§ **PROBLEM STATEMENT**:
Show all lines that include the string "this"; copy each one.

Records from a data source
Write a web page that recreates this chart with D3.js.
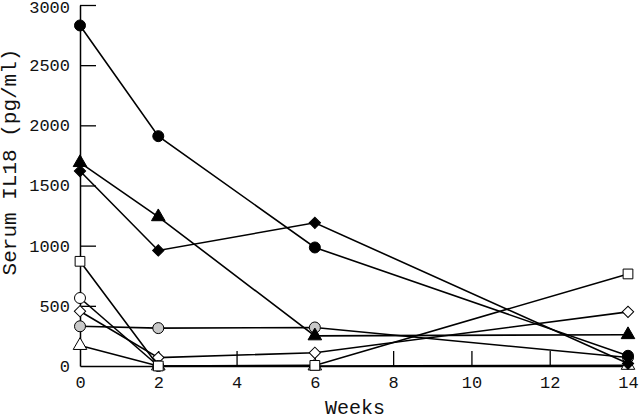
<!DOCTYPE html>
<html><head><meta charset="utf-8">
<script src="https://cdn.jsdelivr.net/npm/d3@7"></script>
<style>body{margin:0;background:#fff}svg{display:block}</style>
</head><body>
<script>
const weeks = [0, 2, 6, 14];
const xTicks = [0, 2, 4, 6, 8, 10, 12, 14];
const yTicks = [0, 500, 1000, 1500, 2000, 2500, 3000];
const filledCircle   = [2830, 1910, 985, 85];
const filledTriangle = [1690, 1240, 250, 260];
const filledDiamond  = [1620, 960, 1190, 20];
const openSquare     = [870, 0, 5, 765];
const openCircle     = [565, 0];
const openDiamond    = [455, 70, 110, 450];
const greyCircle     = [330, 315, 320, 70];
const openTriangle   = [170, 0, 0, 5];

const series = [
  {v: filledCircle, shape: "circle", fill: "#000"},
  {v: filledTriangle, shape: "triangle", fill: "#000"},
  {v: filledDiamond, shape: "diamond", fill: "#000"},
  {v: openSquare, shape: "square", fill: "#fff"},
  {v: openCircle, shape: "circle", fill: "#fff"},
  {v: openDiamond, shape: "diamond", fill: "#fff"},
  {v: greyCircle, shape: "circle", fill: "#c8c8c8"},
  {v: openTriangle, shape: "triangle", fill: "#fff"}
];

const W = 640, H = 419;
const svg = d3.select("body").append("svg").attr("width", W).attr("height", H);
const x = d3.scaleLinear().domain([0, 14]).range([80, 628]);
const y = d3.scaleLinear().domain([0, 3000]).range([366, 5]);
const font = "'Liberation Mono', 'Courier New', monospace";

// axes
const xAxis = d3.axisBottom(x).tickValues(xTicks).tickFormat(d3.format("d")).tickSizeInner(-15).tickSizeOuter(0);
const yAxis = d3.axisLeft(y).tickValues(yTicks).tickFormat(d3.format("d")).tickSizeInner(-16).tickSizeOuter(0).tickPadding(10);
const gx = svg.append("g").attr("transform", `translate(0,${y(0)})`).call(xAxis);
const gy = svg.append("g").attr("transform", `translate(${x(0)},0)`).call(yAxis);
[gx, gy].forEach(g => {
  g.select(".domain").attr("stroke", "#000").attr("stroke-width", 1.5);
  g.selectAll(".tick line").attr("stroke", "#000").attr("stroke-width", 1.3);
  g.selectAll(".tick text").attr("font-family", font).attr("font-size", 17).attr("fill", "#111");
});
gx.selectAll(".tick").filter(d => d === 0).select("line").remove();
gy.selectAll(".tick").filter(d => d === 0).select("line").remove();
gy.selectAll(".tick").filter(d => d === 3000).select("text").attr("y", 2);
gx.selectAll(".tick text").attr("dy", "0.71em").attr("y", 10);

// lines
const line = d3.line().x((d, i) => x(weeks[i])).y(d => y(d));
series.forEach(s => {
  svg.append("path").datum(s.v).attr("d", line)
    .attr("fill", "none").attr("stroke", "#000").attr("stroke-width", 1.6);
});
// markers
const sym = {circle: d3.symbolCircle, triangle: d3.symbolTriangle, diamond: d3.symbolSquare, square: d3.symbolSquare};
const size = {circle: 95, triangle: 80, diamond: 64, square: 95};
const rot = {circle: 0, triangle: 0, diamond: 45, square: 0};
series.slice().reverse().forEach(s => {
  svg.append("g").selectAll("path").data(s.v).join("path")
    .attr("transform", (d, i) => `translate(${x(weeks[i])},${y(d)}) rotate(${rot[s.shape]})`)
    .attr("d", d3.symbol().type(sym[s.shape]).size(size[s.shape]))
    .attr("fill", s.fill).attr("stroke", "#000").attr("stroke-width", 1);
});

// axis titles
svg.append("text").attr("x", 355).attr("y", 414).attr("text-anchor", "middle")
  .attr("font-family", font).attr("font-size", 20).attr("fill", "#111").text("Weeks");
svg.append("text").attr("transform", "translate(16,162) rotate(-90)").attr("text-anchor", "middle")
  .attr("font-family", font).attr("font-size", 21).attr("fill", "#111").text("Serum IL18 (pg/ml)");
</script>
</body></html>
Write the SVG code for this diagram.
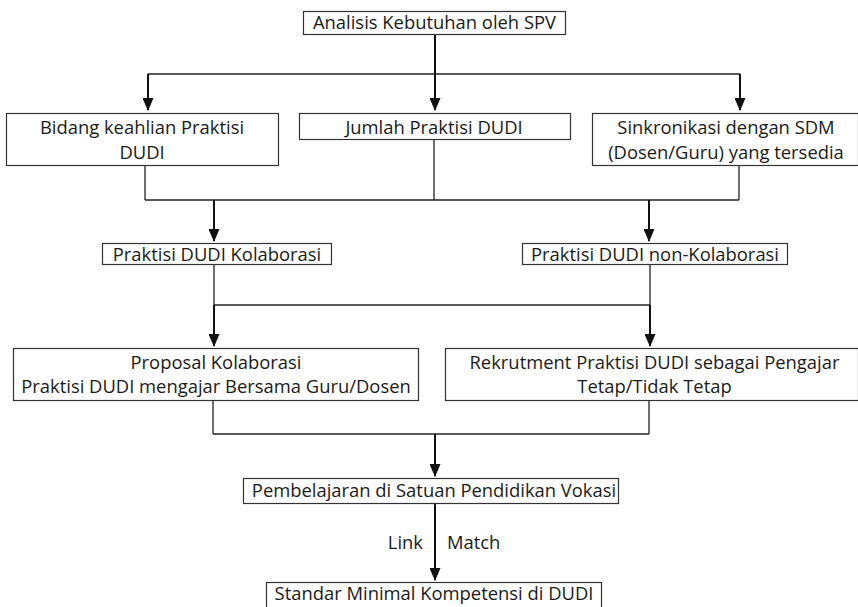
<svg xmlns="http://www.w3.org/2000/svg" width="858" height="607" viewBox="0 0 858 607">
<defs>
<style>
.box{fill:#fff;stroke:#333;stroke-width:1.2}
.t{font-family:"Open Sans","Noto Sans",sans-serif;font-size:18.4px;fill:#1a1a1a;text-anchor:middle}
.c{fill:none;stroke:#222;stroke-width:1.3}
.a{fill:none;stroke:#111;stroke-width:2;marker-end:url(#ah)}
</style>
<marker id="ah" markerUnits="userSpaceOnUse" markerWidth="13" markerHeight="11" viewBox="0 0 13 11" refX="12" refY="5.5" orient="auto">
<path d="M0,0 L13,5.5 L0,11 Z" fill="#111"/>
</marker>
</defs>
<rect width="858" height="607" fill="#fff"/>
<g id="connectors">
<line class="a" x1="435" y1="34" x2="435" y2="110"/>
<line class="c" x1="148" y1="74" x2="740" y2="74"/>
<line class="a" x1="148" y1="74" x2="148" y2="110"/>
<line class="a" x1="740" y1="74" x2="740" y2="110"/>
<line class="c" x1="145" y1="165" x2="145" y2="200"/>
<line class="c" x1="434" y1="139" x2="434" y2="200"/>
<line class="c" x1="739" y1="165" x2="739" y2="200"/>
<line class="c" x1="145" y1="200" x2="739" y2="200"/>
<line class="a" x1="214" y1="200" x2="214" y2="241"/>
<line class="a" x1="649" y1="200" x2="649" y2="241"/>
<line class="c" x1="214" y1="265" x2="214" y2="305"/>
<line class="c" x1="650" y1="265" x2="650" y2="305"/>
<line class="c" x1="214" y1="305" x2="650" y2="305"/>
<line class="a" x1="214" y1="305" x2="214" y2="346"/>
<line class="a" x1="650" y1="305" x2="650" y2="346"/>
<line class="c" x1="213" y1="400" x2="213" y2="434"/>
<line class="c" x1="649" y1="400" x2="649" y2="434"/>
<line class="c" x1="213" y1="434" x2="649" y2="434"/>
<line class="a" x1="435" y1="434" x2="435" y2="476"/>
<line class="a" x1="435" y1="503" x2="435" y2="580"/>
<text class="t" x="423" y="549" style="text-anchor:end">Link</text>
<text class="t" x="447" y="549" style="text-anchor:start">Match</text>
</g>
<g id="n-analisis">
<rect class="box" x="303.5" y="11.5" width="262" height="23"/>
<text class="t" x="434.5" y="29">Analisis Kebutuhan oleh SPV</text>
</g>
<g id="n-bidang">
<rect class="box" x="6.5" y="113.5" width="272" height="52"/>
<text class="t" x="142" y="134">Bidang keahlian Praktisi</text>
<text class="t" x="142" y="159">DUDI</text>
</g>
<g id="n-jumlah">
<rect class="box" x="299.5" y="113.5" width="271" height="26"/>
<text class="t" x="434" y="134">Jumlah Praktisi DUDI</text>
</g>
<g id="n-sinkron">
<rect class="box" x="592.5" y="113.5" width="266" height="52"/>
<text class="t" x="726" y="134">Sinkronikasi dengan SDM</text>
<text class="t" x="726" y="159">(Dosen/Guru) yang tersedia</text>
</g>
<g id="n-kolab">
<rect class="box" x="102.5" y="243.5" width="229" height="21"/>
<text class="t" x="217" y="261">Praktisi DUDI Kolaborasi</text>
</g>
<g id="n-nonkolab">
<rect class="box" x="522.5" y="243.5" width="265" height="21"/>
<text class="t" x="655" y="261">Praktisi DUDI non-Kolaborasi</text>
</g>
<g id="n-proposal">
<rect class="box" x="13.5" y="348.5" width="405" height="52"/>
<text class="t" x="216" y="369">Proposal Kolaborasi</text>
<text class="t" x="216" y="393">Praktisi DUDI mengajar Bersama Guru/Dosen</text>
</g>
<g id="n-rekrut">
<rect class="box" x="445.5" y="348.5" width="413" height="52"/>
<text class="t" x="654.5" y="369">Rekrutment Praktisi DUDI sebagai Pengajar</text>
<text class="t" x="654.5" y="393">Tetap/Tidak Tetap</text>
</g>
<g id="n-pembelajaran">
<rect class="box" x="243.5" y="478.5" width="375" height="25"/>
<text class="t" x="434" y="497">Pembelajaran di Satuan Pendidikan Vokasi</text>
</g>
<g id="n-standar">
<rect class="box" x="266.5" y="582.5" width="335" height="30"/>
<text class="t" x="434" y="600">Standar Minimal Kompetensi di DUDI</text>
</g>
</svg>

§ **WRITTEN ANSWER**:
Write a web page that recreates this chart with D3.js.
Write the SVG code for this diagram.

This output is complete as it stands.